President of the Supreme Court of Chile
- In office 1972–1975
- President: Salvador Allende Augusto Pinochet
- Preceded by: Ramiro Méndez Brañas
- Succeeded by: José María Eyzaguirre

Justice of the Supreme Court of Chile
- In office 1960–1975
- President: Jorge Alessandri Eduardo Frei Montalva Salvador Allende Augusto Pinochet

Personal details
- Born: 30 January 1900 Concepción, Chile
- Died: 30 May 1991 (aged 91) Santiago, Chile
- Spouse: Blanca Aninat Viale
- Relatives: Ignacio Urrutia Manzano (brother)
- Education: University of Concepción
- Occupation: Lawyer, judge

= Enrique Urrutia Manzano =

Chilean lawyer and judge (1900–1991)

Enrique Urrutia Manzano (30 January 1900 – 30 May 1991) was a Chilean lawyer and judge.

He served as a justice of the Supreme Court of Chile from 1960 to 1975 and as president of the Supreme Court from 1972 to 1975. He later served as a member of the Council of State from 1976 until its dissolution in 1990.

==Early life==
Urrutia was born in Concepción on 30 January 1900. He attended the Sacred Hearts School and the Liceo de Hombres in Concepción before studying law. He qualified as a lawyer on 8 September 1923.

He married Blanca Aninat Viale in Concepción on 5 March 1924. They had children.

==Judicial career==
Urrutia began his professional career as an official of the Municipality of Concepción in 1924. In 1927, he worked as an attorney for the fiscal defence service of the Internal Revenue Service and subsequently became secretary of the Second Court of Concepción.

He served as a substitute judge in Talcahuano in 1931 and became secretary of the Third Criminal Court of Major Jurisdiction in Valparaíso in 1932. Later that year, he became a court reporter at the Court of Appeals of Concepción. In 1936, he was appointed a court reporter at the Court of Appeals of Santiago, and in 1941 he assumed the same position at the Supreme Court of Chile.

Urrutia was appointed a justice of the Court of Appeals of Santiago in 1948 and became a justice of the Supreme Court in 1960.

===President of the Supreme Court===
Urrutia became president of the Supreme Court in 1972, succeeding Ramiro Méndez Brañas. Official records from September and November 1972 document plenary sessions of the Supreme Court presided over by Urrutia.

During the presidency of Salvador Allende, the Supreme Court under Urrutia repeatedly expressed concern about what it regarded as interference by the executive branch with judicial decisions. In April 1973, Urrutia signed a communication to Allende in which the court criticized the actions of government authorities and warned of what it considered a crisis in the country's legal order.

Following the military coup of 11 September 1973, Urrutia publicly welcomed assurances from the new authorities that judicial decisions would be respected. On 12 September, he expressed the Supreme Court's satisfaction with the military government's stated intention to respect and enforce decisions of the judiciary.
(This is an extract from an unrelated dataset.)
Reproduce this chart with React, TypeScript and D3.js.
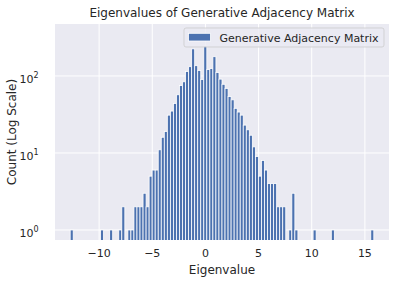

On 25 September 1973, when the Government Junta made an official visit to the Supreme Court, Urrutia received its members in his capacity as president of the court. In his address, he expressed satisfaction with the junta's assurances concerning the independence of the judiciary and wished the new authorities success in their actions.

Urrutia remained president of the Supreme Court until 1975, when he was succeeded by José María Eyzaguirre.

==Council of State==
After leaving the Supreme Court, Urrutia was appointed a member of the Council of State established by the military government in 1976. He remained a member of the body throughout its existence.

In 1985, the government renewed Urrutia's appointment to the Council for a further three-year term in his capacity as a former president of the Supreme Court. His appointment was renewed again in 1988 until the newly established Senate began functioning.

By the time the Council of State was dissolved in 1990, Urrutia was serving as its vice-president.

After his retirement from the judiciary, he also served as an abogado integrante (attorney member) of the Supreme Court and continued in that capacity until shortly before his death.

Urrutia died in Santiago on 30 May 1991, aged 91.